La quinta y última misericordia fue la inapetencia, no experimentando gusto con ningún alimento, sino náuseas y desagrado, aborreciendo todo alimento. Le duró este mal treinta meses, acompañándolo hasta el final de su vida y provocándole el pensamiento de haber llegado a su final y no querer el Señor que gustase ya de este mundo.

Su gran miedo fue tener que dejar el ejercicio de la caridad al servicio de los enfermos. La imagen y la sombra son, para Camilo, como el anverso y el reverso, la cara y la cruz de lo que somos. Son caminos que, planteados con humildad, nos permiten conocer mejor lo que somos y aquello a lo que estamos llamados. La sombra solo se convierte en algo hostil cuando la ignoramos. Es una realidad humana que nos puede provocar el crecimiento y humanizarnos. Reconocerla, aceptarla y amarla como propia es todo un trabajo de transformación y humildad.

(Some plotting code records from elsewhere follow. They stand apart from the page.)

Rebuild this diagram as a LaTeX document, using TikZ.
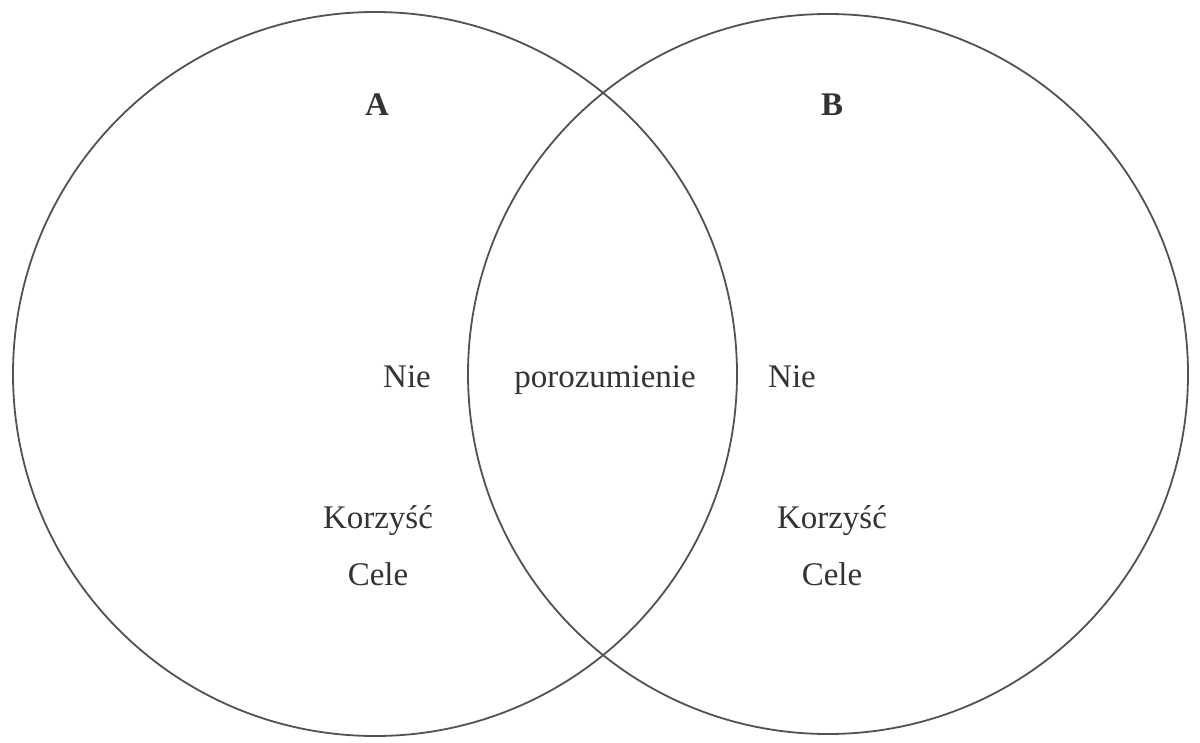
\documentclass[tikz,border=0pt]{standalone}
\usepackage{fontspec}
\setmainfont{Liberation Serif}
\begin{document}
\begin{tikzpicture}[x=1pt,y=-1pt,
  ring/.style={draw=black!68,line width=1.8pt},
  lbl/.style={anchor=base,inner sep=0pt,text=black!80,font=\fontsize{33}{36}\selectfont},
  head/.style={lbl,font=\fontsize{33}{36}\selectfont\bfseries}]
  \useasboundingbox[fill=white] (0,0) rectangle (1200,742);
  % two overlapping sets
  \node[ring,circle,minimum size=724pt,inner sep=0pt] (setA) at (375,374) {};
  \node[ring,circle,minimum size=720pt,inner sep=0pt] (setB) at (828,374) {};
  % set names (positions are baselines)
  \node[head] (nameA) at (377,115) {A};
  \node[head] (nameB) at (832,115) {B};
  % middle row
  \node[lbl] (nieA) at (407,387) {Nie};
  \node[lbl] (poroz) at (605,387) {porozumienie};
  \node[lbl] (nieB) at (792,387) {Nie};
  % lower entries
  \node[lbl] (korA) at (378,528) {Korzyść};
  \node[lbl] (celA) at (378,585) {Cele};
  \node[lbl] (korB) at (832,528) {Korzyść};
  \node[lbl] (celB) at (832,585) {Cele};
\end{tikzpicture}
\end{document}
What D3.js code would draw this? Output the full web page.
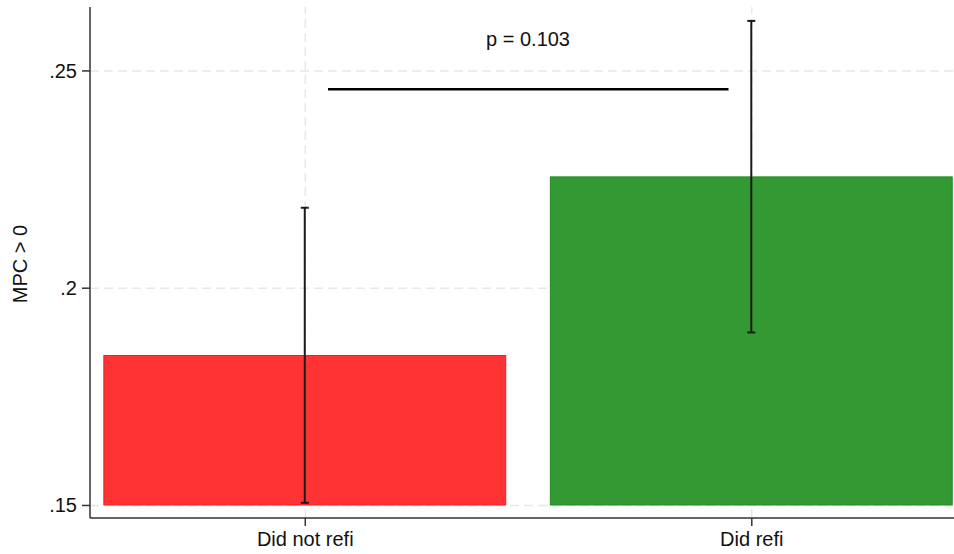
<!DOCTYPE html>
<html>
<head>
<meta charset="utf-8">
<script src="https://cdn.jsdelivr.net/npm/d3@7"></script>
<style>
  body { margin: 0; background: #fff; }
  text { font-family: "Liberation Sans", Arial, Helvetica, sans-serif; fill: #111; }
  .grid line { stroke: #e8e8e8; stroke-width: 1.5; stroke-dasharray: 9,5; }
  .grid path { display: none; }
</style>
</head>
<body>
<div id="chart"></div>
<script>
// data
var categories = ["Did not refi", "Did refi"];
var means = [0.1844, 0.2255];
var ciLow = [0.1505, 0.1897];
var ciHigh = [0.2184, 0.2614];
var yTicks = [0.15, 0.2, 0.25];
var pText = "p = 0.103";
var bracketValue = 0.2457;
var barColors = ["#ff3333", "#339933"];
var barStrokes = ["#ff1a1a", "#1f8a1f"];

var w = 954;
var h = 554;

var xScale = d3.scaleLinear()
    .domain([-0.481, 1.454])
    .range([90, w]);
var yScale = d3.scaleLinear()
    .domain([0.147, 0.2646])
    .range([518, 7]);

var svg = d3.select("#chart")
    .append("svg")
    .attr("width", w)
    .attr("height", h);

// gridlines
svg.append("g")
    .attr("class", "grid")
    .attr("transform", "translate(90,0)")
    .call(d3.axisLeft(yScale).tickValues(yTicks).tickSize(-(w - 90)).tickFormat(""));
svg.append("g")
    .attr("class", "grid")
    .attr("transform", "translate(0,518)")
    .call(d3.axisBottom(xScale).tickValues([0, 1]).tickSize(-511).tickFormat(""));

// bars
var barW = 0.9;
svg.selectAll(".bar")
    .data(means)
    .enter()
    .append("rect")
    .attr("class", "bar")
    .attr("x", function(d, i) { return xScale(i - barW / 2); })
    .attr("width", function(d, i) { return xScale(i + barW / 2) - xScale(i - barW / 2); })
    .attr("y", function(d) { return yScale(d); })
    .attr("height", function(d) { return yScale(0.15) - yScale(d); })
    .style("fill", function(d, i) { return barColors[i]; })
    .style("stroke", function(d, i) { return barStrokes[i]; })
    .style("stroke-width", 1);

// error bars
var capW = 8;
categories.forEach(function(c, i) {
    var cx = xScale(i);
    var g = svg.append("g").style("stroke", "#1a1a1a").style("stroke-width", 2);
    g.append("line")
        .attr("x1", cx).attr("x2", cx)
        .attr("y1", yScale(ciLow[i])).attr("y2", yScale(ciHigh[i]));
    g.append("line")
        .attr("x1", cx - capW / 2).attr("x2", cx + capW / 2)
        .attr("y1", yScale(ciLow[i])).attr("y2", yScale(ciLow[i]));
    g.append("line")
        .attr("x1", cx - capW / 2).attr("x2", cx + capW / 2)
        .attr("y1", yScale(ciHigh[i])).attr("y2", yScale(ciHigh[i]));
});

// significance line and p value
svg.append("line")
    .attr("x1", xScale(0.052)).attr("x2", xScale(0.949))
    .attr("y1", yScale(bracketValue)).attr("y2", yScale(bracketValue))
    .style("stroke", "#000")
    .style("stroke-width", 2.5);
svg.append("text")
    .attr("x", xScale(0.5))
    .attr("y", 46)
    .attr("text-anchor", "middle")
    .style("font-size", "20px")
    .text(pText);

// axes
var fmt = function(d) { return d3.format("~g")(d).replace(/^0\./, "."); };
var yAxis = svg.append("g")
    .attr("transform", "translate(90,0)")
    .call(d3.axisLeft(yScale).tickValues(yTicks).tickSize(8).tickPadding(5).tickFormat(fmt));
yAxis.select(".domain").attr("d", "M0,7V518").style("stroke", "#333").style("stroke-width", 1.5);
yAxis.selectAll(".tick line").style("stroke", "#333").style("stroke-width", 1.5);
yAxis.selectAll("text").style("font-size", "20px").attr("dy", "0.35em");

var xAxis = svg.append("g")
    .attr("transform", "translate(0,518)")
    .call(d3.axisBottom(xScale).tickValues([0, 1]).tickSize(8).tickPadding(6)
        .tickFormat(function(d) { return categories[d]; }));
xAxis.select(".domain").attr("d", "M90,0H" + w).style("stroke", "#333").style("stroke-width", 1.5);
xAxis.selectAll(".tick line").style("stroke", "#333").style("stroke-width", 1.5);
xAxis.selectAll("text").style("font-size", "20px");

// y label
svg.append("text")
    .attr("transform", "rotate(-90)")
    .attr("x", -264)
    .attr("y", 27)
    .attr("text-anchor", "middle")
    .style("font-size", "20px")
    .text("MPC > 0");
</script>
</body>
</html>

Mamerto Menapace dice que el que se anima a dar la cara a la luz obliga a su sombra a marchar detrás de él, haciendo su mismo camino. Porque el que camina con la luz de la realidad en sus ojos también tiene su sombra. Pero no la sigue. Es ella la que lo sigue a él. Y su sombra no supera obstáculos que previamente no hayan sido traspasados por los pasos reales del que camina. Solo la persona con una sombra madura puede esperar sin miedo la luz de un nuevo amanecer. Será una persona que ha hecho su camino de humanización, como Camilo, sanador herido.


La autora


Consuelo Santamaría, con este texto, regala al mundo una mirada de mujer apasionada por Camilo. Por un Camilo frágil y novedoso, un Camilo del siglo XVI y muy de hoy. En su texto se le nota su deseo de que estas líneas sirvan para apasionar a otros por conocer nuestra historia, la historia de la humanidad, la historia del amor, la historia de los cuidados en salud, la historia de la Iglesia.

Doctora en Filosofía y Ciencias de la Educación, máster en Counselling, máster en Humanización de la Intervención Social. Postgrado en Duelo, autora de varios libros, Consuelo lleva veinte años explorando a san Camilo, motivada por el conocimiento de los religiosos camilos de Tres Cantos, Madrid. En un año sabático hizo el máster de Counselling y el de Humanización de la Intervención Social y se dejó interpelar desde el primer instante, al llegar a Tres Cantos, donde con letras grandes y en la entrada se puede leer: «Más corazón en las manos» (san Camilo).

Fascinada con la frase, la pensó, la meditó, la extrapoló de su contexto y la llevó a su vida. Se convirtió casi en un mantra para ella. Más corazón en las manos, en los ojos, en la boca, en los pies... Es decir, «más amor».

Antes de finalizar los másteres le ofrecieron ser voluntaria en el Centro de Escucha, y dijo que sí. A partir de ese momento sintió la obligación moral de saber dónde se metía, pues lo que estaba viviendo en Tres Cantos la alcanzaba en un momento de fragilidad y vulnerabilidad: dos años atrás se había quedado viuda. Pero eso no era suficiente. Formar parte de un grupo sin conocer su estilo profundo, su carisma, sus raíces, sus orígenes, era para ella una irresponsabilidad.

Empezó a leer todas las biografías que cayeron en sus manos sobre san Camilo. De todas ellas entresacaba una idea clave. Camilo no era un personaje inalcanzable, le veía completamente actual, con heridas actuales y con métodos sanadores adaptados a la mentalidad de su tiempo, pero con un fondo resiliente, creativo y provocador que a Consuelo le atraía y le gustaba. Siguió leyendo, conociendo, escuchando a los camilos y sus orígenes, y en su mente se fue perfilando un claro ejemplo de lo que es un sanador herido, hasta que escribió estas páginas, que son expresión agradecida del que es un modelo al que seguir. Camilo es para ella un ejemplo de un sanador herido, de modo que, con esta clave, escribió estas páginas que son expresión agradecida de lo que ha recibido a través de la formación, la búsqueda y la experiencia.